Table of Contents
⚠ Disclaimer: This entry may be incomplete, out of date, or inaccurate. It is AI-maintained on a best-effort basis. Do not rely on it as a sole source — verify claims independently using the sources listed below.
Summary
Tron Future Tech (Taiwan) is an AESA (Active Electronically Scanned Array) radar and counter-drone company whose T.Sensor is a wideband passive RF direction-finding sensor, one component of a broader anti-drone product line (T.Radar, T.Jammer, T.Cam, T.Meta). T.Sensor detects pre-flight remote-control signals and locates operators by their RF emissions directly — Remote ID decoding is an additional feature layered on top, not the core detection mechanism, so it identifies drone activity whether or not a given drone broadcasts Remote ID. Limitation: as a pure RF sensor, it depends on an active control/data link; it’s marketed as part of an integrated swarm-defense system rather than a standalone detection product, and detailed independent performance validation is limited.
Key Facts
- Manufacturer: Tron Future Tech Inc., Taiwan
- Type: Company — passive RF sensor, part of an integrated AESA-based anti-drone system
- Frequency coverage: 400 MHz–6 GHz (covers control links, data links, and GNSS frequencies; selectable/schedulable sub-bands including 433 MHz, 0.8–1.7 GHz, 2.4–2.483 GHz, 5.2–5.9 GHz)

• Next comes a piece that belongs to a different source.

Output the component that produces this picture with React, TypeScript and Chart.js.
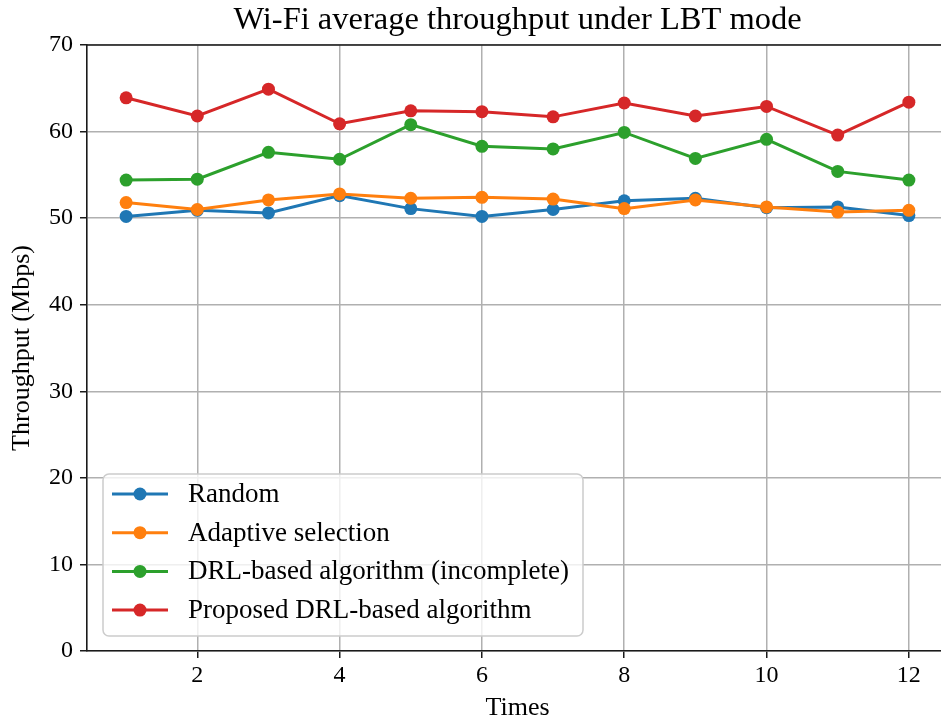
import React, { useEffect, useRef } from "react";
import { Chart, registerables } from "chart.js";

Chart.register(...registerables);

// Throughput (Mbps) per run, one array per scheme
const times = [1, 2, 3, 4, 5, 6, 7, 8, 9, 10, 11, 12];
const randomSel = [50.2, 50.9, 50.6, 52.6, 51.1, 50.2, 51.0, 52.0, 52.3, 51.2, 51.3, 50.3];
const adaptiveSel = [51.8, 51.0, 52.1, 52.8, 52.3, 52.4, 52.2, 51.1, 52.1, 51.3, 50.7, 50.9];
const drlIncomplete = [54.4, 54.5, 57.6, 56.8, 60.8, 58.3, 58.0, 59.9, 56.9, 59.1, 55.4, 54.4];
const drlProposed = [63.9, 61.8, 64.9, 60.9, 62.4, 62.3, 61.7, 63.3, 61.8, 62.9, 59.6, 63.4];

const seriesLabels = [
  "Random",
  "Adaptive selection",
  "DRL-based algorithm (incomplete)",
  "Proposed DRL-based algorithm",
];
const seriesColors = ["#1f77b4", "#ff7f0e", "#2ca02c", "#d62728"];
const seriesValues = [randomSel, adaptiveSel, drlIncomplete, drlProposed];

const xTickValues = [2, 4, 6, 8, 10, 12];
const yTickValues = [0, 10, 20, 30, 40, 50, 60, 70];

const titleText = "Wi-Fi average throughput under LBT mode";
const xLabel = "Times";
const yLabel = "Throughput (Mbps)";

const SERIF = "'Liberation Serif', 'Times New Roman', Times, serif";
const SPINE = "#1a1a1a";
const GRID = "#b0b0b0";

// Title centred over the plot area rather than the whole canvas
const plotTitle = {
  id: "plotTitle",
  afterDraw(chart: any) {
    const { ctx, chartArea } = chart;
    ctx.save();
    ctx.fillStyle = "#000";
    ctx.font = `32.5px ${SERIF}`;
    ctx.textAlign = "center";
    ctx.textBaseline = "middle";
    ctx.fillText(titleText, (chartArea.left + chartArea.right) / 2, 20);
    ctx.restore();
  },
};

// Top spine, drawn over the plotted lines like the axis borders
const topSpine = {
  id: "topSpine",
  afterDatasetsDraw(chart: any) {
    const { ctx, chartArea } = chart;
    ctx.save();
    ctx.strokeStyle = SPINE;
    ctx.lineWidth = 1.6;
    ctx.beginPath();
    ctx.moveTo(chartArea.left, chartArea.top);
    ctx.lineTo(chartArea.right, chartArea.top);
    ctx.stroke();
    ctx.restore();
  },
};

// Framed legend with line + marker handles, lower left of the plot
const framedLegend = {
  id: "framedLegend",
  afterDatasetsDraw(chart: any) {
    const { ctx, chartArea } = chart;
    const x0 = chartArea.left + 16;
    const y0 = chartArea.top + 429;
    const w = 480;
    const h = 162;
    ctx.save();
    ctx.beginPath();
    ctx.roundRect(x0, y0, w, h, 6);
    ctx.fillStyle = "rgba(255,255,255,0.8)";
    ctx.fill();
    ctx.strokeStyle = "#cccccc";
    ctx.lineWidth = 1.5;
    ctx.stroke();
    chart.data.datasets.forEach((ds: any, i: number) => {
      const cy = y0 + 20 + i * 38.7;
      ctx.strokeStyle = ds.borderColor;
      ctx.lineWidth = 3;
      ctx.beginPath();
      ctx.moveTo(x0 + 9, cy);
      ctx.lineTo(x0 + 65, cy);
      ctx.stroke();
      ctx.fillStyle = ds.borderColor;
      ctx.beginPath();
      ctx.arc(x0 + 37, cy, 6.5, 0, Math.PI * 2);
      ctx.fill();
      ctx.fillStyle = "#000";
      ctx.font = `27px ${SERIF}`;
      ctx.textBaseline = "middle";
      ctx.textAlign = "left";
      ctx.fillText(ds.label, x0 + 85, cy + 1);
    });
    ctx.restore();
  },
};

export default function App() {
  const canvasRef = useRef<HTMLCanvasElement | null>(null);

  useEffect(() => {
    if (!canvasRef.current) return;
    const chart = new Chart(canvasRef.current, {
      type: "line",
      data: {
        datasets: seriesValues.map((vals, i) => ({
          label: seriesLabels[i],
          data: vals.map((v, k) => ({ x: times[k], y: v })),
          borderColor: seriesColors[i],
          backgroundColor: seriesColors[i],
          pointBackgroundColor: seriesColors[i],
          pointBorderWidth: 0,
          pointRadius: 6.5,
          borderWidth: 3,
          tension: 0,
          fill: false,
          order: seriesValues.length - i,
        })),
      },
      options: {
        responsive: false,
        animation: false,
        devicePixelRatio: 1,
        layout: { padding: { left: 0, right: 87, top: 45, bottom: 0 } },
        plugins: {
          legend: { display: false },
          tooltip: { enabled: false },
          title: { display: false },
        },
        scales: {
          x: {
            type: "linear",
            min: 0.45,
            max: 12.55,
            afterBuildTicks: (scale: any) => {
              scale.ticks = xTickValues.map((v) => ({ value: v }));
            },
            afterFit: (scale: any) => {
              scale.height = 73;
            },
            ticks: {
              color: "#000",
              font: { family: SERIF, size: 24 },
              padding: 3,
              maxRotation: 0,
              autoSkip: false,
            },
            grid: {
              color: GRID,
              lineWidth: 1.5,
              tickColor: SPINE,
              tickLength: 7,
              drawTicks: true,
            },
            border: { color: SPINE, width: 1.6 },
            title: {
              display: true,
              text: xLabel,
              color: "#000",
              font: { family: SERIF, size: 26, lineHeight: 1.2 },
              padding: { top: 0, bottom: 0 },
            },
          },
          y: {
            type: "linear",
            min: 0,
            max: 70,
            afterBuildTicks: (scale: any) => {
              scale.ticks = yTickValues.map((v) => ({ value: v }));
            },
            afterFit: (scale: any) => {
              scale.width = 87;
            },
            ticks: {
              color: "#000",
              font: { family: SERIF, size: 24 },
              padding: 7,
            },
            grid: {
              color: GRID,
              lineWidth: 1.5,
              tickColor: SPINE,
              tickLength: 7,
              drawTicks: true,
            },
            border: { color: SPINE, width: 1.6 },
            title: {
              display: true,
              text: yLabel,
              color: "#000",
              font: { family: SERIF, size: 26, lineHeight: 1.2 },
              padding: { top: 7, bottom: 0 },
            },
          },
        },
      },
      plugins: [topSpine, framedLegend, plotTitle],
    } as any);
    return () => chart.destroy();
  }, []);

  return (
    <div
      style={{
        position: "fixed",
        left: 0,
        top: 0,
        width: 941,
        height: 724,
        overflow: "hidden",
        background: "#fff",
      }}
    >
      <canvas ref={canvasRef} width={1035} height={724} style={{ display: "block" }} />
    </div>
  );
}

- Detection range: 5 km stated for commercial drones (up to 5–35 km depending on electromagnetic environment per datasheet); 360° azimuth, -45° to +90° elevation coverage
- Direction-finding accuracy: ±2.5°; Remote ID decoding positional accuracy ±7.5 m where present
- Maximum simultaneous targets: 60; 1 Hz update rate; supports targets up to 160 km/h
- Status: Active; part of Tron Future’s broader “world’s first AESA-based AI drone defense system with integrated satellite connectivity” platform (T.Meta C2)
How It Works
T.Sensor is a 360° passive RF direction-finder that scans 400 MHz–6 GHz for drone control-link, data-link, and GNSS-band emissions, using AI-based classification (protocol parsing and product-part-number fingerprinting) to identify drone manufacturer and model where possible. Networked T.Sensor units across multiple sites triangulate a detected emitter’s position using their individual bearings, independent of any cooperative signal — the sensor also supports decoding ASTM F3411 (WiFi/BT Remote ID) and DJI OcuSync DroneID broadcasts when present, but this is additive to its RF direction-finding capability rather than a dependency.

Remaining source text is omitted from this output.